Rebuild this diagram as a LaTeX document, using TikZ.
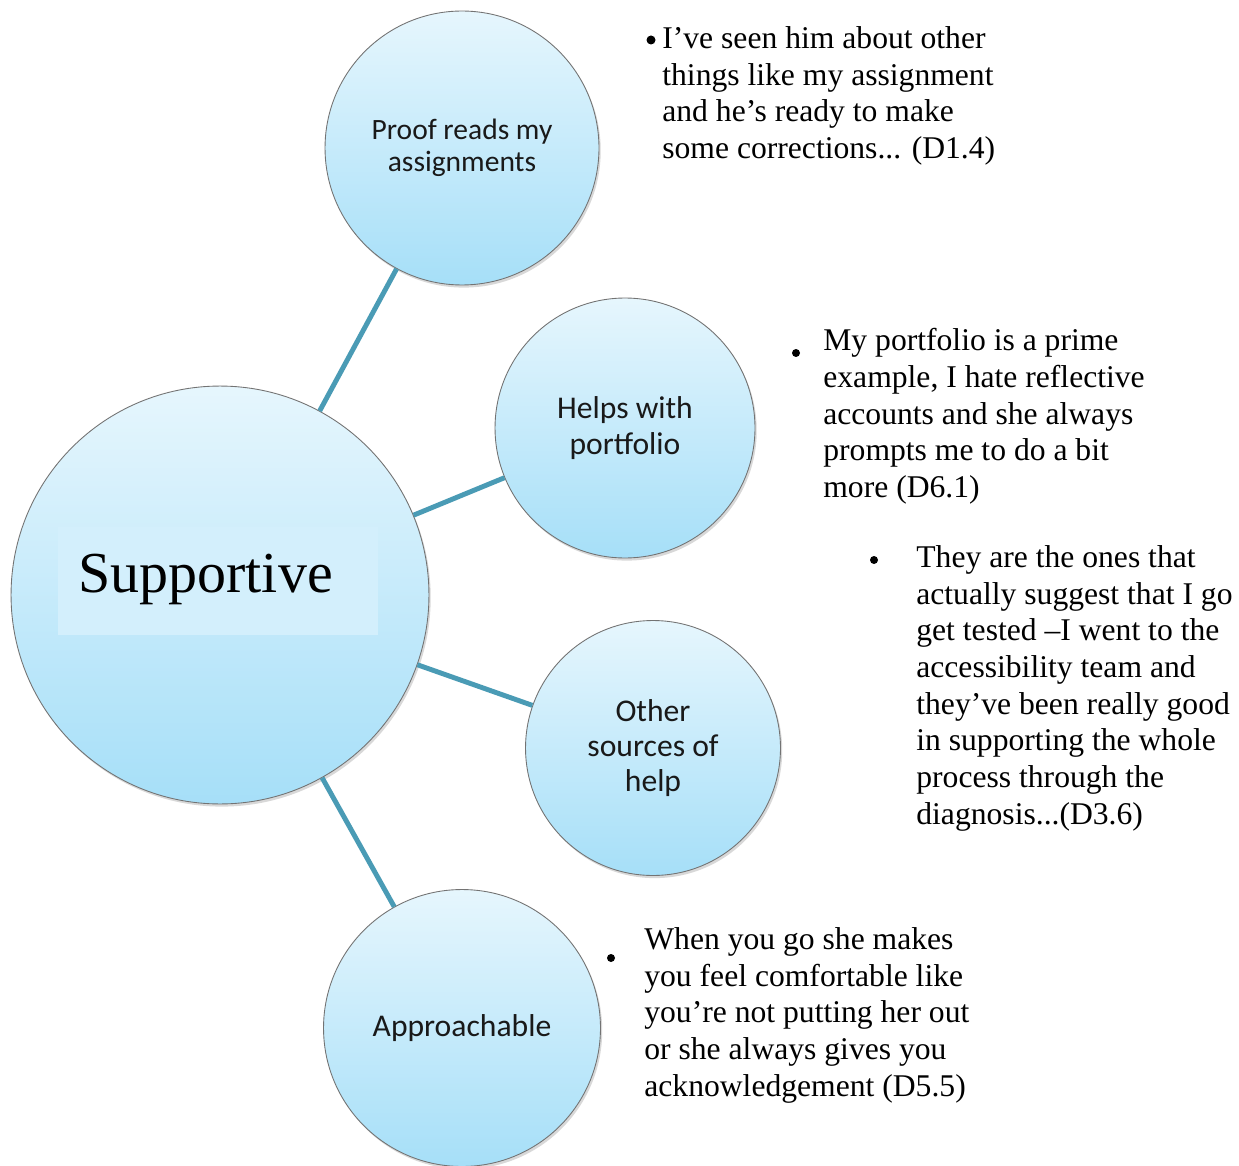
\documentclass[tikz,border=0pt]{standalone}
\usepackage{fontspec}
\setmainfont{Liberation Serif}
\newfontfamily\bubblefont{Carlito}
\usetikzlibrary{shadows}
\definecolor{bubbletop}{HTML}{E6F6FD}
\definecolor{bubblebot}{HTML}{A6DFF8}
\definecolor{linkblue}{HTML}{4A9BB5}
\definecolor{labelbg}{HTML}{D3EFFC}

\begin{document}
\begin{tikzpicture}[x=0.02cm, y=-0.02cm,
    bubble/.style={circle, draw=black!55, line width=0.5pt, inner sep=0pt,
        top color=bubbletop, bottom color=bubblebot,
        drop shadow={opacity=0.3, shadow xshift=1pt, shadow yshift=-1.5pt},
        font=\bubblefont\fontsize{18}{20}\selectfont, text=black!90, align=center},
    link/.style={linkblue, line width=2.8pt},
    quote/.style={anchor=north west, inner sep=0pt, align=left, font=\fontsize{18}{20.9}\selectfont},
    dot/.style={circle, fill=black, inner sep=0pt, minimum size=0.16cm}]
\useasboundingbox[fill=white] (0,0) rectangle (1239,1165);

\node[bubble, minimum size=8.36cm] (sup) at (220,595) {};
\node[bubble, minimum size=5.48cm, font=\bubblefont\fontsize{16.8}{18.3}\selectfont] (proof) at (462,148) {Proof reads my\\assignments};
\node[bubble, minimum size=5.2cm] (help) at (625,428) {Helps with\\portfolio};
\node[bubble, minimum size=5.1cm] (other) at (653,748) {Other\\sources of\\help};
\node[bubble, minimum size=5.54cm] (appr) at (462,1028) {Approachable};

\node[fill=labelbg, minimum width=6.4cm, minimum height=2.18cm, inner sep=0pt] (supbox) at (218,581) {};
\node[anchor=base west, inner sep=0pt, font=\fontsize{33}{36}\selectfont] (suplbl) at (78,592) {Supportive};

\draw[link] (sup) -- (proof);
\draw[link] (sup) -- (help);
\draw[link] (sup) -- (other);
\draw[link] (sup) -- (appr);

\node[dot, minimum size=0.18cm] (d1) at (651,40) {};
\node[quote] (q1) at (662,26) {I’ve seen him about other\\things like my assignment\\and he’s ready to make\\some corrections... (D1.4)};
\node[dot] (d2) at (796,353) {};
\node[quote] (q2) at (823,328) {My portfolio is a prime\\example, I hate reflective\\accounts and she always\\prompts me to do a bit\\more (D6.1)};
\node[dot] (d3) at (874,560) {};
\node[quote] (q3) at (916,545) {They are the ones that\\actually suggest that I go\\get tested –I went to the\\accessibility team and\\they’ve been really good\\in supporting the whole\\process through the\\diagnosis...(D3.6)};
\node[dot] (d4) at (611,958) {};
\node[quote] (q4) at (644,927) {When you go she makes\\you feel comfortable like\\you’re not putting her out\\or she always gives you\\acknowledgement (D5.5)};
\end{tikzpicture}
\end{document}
...
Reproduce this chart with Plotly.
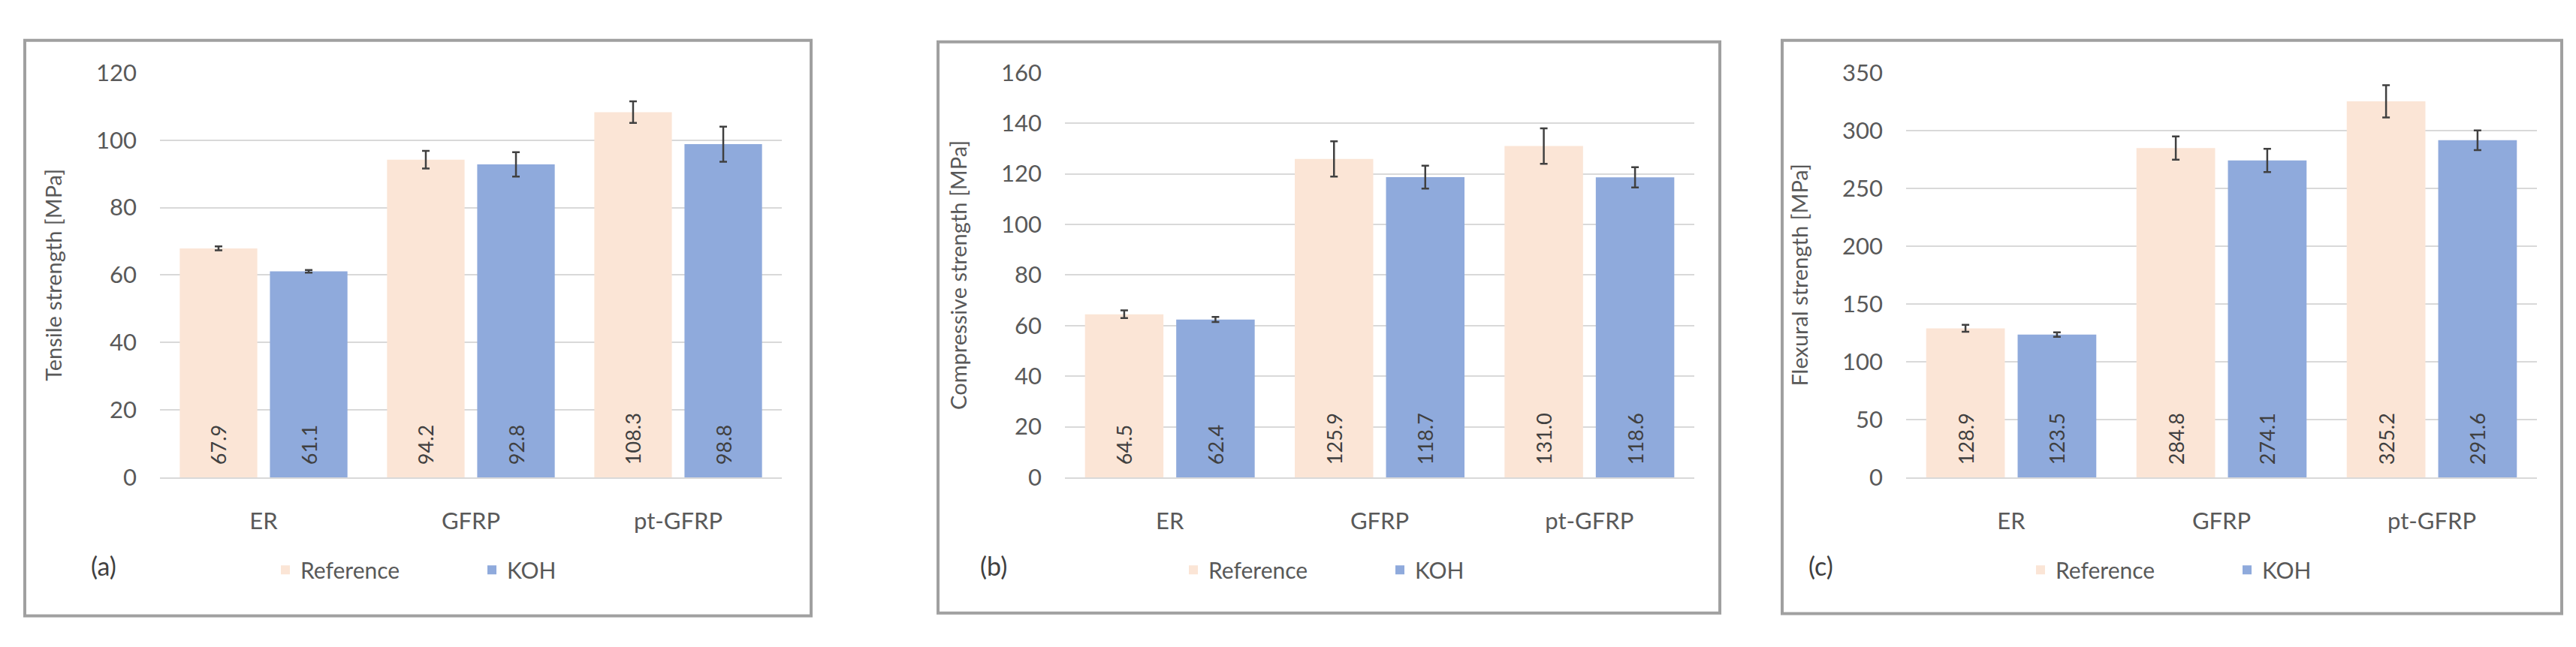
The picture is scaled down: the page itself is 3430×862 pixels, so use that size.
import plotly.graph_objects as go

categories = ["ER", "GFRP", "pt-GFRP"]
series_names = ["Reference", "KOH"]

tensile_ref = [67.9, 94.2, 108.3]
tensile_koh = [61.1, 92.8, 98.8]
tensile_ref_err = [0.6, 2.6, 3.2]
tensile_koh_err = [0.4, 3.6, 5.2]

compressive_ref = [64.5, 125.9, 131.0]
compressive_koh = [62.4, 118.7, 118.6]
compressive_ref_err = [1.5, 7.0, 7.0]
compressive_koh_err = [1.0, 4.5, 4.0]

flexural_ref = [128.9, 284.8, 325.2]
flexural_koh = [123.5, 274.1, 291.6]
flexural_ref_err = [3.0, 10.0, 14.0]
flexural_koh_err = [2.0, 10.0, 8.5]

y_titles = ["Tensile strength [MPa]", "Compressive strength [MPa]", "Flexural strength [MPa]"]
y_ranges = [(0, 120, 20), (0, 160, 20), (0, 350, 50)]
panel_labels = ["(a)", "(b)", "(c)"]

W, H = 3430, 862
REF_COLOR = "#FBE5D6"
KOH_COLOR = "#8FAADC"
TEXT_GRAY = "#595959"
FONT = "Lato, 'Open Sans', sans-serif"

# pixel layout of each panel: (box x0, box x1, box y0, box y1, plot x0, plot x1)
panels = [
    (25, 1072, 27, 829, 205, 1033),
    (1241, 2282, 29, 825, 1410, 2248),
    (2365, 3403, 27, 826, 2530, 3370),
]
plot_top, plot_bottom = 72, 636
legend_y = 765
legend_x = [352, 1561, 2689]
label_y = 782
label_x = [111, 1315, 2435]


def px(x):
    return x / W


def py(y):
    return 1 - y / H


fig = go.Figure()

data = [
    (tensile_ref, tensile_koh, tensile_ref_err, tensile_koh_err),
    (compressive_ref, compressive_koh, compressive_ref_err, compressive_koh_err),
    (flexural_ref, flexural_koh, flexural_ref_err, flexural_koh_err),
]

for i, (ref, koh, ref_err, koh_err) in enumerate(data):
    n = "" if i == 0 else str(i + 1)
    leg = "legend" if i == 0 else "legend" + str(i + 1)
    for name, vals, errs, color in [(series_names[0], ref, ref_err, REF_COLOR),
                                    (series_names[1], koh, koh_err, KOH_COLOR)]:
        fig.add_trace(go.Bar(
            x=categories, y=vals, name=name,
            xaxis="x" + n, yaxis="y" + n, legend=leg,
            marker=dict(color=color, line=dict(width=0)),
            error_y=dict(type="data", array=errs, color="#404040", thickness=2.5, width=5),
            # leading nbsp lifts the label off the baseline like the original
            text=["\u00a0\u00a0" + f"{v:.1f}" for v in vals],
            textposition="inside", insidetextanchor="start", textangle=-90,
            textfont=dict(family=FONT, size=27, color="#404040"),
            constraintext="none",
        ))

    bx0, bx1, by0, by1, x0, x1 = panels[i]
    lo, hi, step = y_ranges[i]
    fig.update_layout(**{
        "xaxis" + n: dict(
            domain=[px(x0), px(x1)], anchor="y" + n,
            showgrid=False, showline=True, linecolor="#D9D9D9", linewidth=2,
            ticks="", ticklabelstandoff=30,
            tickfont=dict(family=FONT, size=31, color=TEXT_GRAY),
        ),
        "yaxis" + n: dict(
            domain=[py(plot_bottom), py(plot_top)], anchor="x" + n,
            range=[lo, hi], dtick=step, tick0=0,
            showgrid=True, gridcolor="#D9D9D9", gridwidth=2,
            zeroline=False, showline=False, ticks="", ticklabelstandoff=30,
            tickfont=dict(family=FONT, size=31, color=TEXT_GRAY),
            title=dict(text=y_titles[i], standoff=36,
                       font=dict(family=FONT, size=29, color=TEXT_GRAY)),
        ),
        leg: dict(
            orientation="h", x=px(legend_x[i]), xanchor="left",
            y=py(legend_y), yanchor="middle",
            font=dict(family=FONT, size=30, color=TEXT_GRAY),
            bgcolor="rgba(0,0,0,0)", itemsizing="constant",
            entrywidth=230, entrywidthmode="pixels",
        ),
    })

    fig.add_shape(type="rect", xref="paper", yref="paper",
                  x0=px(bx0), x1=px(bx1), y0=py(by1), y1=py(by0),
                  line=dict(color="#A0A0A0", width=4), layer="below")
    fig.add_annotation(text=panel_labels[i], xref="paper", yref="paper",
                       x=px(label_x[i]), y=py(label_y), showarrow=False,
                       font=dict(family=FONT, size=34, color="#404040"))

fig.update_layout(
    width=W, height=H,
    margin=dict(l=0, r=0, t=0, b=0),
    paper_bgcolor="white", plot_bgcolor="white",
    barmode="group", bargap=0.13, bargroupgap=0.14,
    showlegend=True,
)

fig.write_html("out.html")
...
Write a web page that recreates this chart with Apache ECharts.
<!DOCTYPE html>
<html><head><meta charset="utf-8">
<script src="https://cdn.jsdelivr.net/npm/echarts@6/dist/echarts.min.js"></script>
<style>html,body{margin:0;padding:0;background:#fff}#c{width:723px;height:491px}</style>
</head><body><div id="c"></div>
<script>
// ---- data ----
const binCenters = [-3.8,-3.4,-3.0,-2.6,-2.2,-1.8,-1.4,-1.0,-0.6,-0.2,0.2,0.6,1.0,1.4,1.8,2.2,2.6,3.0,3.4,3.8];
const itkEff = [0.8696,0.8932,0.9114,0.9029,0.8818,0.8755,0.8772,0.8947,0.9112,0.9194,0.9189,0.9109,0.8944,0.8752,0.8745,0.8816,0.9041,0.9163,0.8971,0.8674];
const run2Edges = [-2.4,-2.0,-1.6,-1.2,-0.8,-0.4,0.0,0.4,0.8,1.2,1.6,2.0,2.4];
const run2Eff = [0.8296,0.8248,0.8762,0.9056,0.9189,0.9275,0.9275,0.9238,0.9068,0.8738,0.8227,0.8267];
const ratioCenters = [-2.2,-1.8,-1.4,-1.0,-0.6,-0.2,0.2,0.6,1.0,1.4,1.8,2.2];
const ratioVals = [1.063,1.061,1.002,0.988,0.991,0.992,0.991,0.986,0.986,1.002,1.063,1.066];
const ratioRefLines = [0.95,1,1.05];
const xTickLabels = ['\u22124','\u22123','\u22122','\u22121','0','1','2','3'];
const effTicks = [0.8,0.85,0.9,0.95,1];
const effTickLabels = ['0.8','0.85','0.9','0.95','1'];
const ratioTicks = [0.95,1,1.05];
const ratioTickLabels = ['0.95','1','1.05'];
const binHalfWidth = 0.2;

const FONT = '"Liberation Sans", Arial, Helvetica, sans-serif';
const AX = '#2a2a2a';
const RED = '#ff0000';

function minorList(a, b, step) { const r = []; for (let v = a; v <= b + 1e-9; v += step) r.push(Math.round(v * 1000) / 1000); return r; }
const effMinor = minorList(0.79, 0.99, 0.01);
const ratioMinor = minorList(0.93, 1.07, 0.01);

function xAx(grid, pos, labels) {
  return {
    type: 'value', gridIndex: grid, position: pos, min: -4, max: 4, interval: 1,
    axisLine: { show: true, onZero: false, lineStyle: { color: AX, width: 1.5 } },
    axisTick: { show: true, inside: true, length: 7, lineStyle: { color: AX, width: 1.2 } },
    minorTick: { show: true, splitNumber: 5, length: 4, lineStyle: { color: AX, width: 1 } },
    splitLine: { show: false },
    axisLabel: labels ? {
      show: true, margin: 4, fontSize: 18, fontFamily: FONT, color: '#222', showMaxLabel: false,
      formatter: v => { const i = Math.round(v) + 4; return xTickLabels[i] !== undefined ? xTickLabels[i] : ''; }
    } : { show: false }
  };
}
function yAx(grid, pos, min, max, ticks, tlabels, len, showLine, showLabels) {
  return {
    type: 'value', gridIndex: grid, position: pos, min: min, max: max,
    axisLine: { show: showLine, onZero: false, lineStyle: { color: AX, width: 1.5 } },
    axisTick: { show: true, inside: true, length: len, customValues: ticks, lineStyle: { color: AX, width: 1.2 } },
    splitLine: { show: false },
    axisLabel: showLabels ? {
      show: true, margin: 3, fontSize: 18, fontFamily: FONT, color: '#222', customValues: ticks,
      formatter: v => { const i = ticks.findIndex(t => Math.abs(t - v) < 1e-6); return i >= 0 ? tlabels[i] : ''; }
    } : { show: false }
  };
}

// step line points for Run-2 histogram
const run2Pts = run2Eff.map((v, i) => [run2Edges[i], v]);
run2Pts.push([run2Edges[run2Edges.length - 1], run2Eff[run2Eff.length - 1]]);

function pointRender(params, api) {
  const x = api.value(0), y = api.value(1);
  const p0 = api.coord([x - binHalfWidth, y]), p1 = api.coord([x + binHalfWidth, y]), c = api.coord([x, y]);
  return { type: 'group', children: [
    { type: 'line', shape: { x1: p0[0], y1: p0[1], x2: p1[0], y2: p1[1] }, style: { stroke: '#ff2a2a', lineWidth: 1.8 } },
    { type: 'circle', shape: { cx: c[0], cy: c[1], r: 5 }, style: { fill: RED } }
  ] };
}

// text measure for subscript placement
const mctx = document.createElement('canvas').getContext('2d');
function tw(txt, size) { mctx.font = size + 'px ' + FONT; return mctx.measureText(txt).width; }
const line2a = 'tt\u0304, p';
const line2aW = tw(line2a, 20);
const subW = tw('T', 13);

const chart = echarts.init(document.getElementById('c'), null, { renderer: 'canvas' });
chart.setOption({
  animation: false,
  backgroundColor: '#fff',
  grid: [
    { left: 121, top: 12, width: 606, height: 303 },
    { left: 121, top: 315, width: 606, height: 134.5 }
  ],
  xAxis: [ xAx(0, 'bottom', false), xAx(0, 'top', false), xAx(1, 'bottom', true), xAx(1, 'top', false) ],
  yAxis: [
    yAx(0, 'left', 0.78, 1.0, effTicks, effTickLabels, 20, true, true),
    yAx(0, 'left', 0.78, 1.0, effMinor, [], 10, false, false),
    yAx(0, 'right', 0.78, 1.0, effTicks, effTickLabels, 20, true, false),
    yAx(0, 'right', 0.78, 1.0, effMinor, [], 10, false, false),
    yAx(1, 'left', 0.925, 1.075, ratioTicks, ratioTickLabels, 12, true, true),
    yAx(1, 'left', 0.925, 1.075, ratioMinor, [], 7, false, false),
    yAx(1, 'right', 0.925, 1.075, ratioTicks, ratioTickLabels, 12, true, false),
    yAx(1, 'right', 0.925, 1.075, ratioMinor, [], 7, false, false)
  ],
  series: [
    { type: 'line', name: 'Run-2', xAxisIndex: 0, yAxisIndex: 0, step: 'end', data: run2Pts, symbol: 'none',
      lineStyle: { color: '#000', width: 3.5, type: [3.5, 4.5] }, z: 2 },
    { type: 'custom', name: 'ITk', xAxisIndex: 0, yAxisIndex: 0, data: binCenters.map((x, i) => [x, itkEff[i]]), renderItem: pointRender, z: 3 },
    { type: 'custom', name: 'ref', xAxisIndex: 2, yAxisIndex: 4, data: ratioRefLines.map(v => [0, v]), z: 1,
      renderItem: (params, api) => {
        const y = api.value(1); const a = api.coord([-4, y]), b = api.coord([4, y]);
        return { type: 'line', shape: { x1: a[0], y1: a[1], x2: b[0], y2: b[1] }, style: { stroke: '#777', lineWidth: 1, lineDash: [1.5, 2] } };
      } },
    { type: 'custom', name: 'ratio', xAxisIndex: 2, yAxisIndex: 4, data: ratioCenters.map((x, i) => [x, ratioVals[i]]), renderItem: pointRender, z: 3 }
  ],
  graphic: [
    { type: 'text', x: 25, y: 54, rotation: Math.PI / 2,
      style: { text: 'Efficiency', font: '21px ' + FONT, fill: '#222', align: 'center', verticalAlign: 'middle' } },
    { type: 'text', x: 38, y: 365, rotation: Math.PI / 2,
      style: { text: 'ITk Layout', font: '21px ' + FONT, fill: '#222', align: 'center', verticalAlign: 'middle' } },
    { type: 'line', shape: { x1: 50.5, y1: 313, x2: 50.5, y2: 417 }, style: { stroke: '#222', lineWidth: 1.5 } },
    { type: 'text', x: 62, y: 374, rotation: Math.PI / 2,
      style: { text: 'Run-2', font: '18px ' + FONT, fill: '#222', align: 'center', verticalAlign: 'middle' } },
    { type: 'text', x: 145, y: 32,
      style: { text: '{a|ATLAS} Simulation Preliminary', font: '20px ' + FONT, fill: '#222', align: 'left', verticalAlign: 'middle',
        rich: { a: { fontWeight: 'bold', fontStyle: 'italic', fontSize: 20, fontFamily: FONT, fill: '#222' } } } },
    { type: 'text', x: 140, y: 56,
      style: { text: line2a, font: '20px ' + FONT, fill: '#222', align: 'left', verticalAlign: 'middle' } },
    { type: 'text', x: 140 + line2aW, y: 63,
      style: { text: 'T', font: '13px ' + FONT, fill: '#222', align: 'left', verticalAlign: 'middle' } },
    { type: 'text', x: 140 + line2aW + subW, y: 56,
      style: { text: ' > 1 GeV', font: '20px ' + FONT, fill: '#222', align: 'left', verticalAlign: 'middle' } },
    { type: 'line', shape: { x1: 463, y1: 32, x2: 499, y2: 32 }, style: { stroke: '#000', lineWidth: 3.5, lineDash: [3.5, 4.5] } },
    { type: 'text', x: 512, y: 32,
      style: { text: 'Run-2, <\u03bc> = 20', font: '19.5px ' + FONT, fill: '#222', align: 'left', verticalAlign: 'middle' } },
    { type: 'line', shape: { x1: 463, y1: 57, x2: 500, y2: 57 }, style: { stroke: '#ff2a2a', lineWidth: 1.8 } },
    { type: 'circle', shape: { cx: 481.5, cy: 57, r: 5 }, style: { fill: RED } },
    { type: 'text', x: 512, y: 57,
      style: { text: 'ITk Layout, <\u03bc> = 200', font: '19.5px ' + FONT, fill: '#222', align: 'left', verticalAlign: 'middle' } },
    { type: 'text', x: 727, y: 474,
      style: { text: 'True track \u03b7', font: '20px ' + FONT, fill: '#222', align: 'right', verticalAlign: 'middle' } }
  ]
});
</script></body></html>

Task description: Return only those lines of the records that contain the string "with".

Answer to the problem:
\node[bubble, minimum size=5.2cm] (help) at (625,428) {Helps with\\portfolio};
Reproduce this chart with Plotly.
Write a web page that recreates this chart with Apache ECharts.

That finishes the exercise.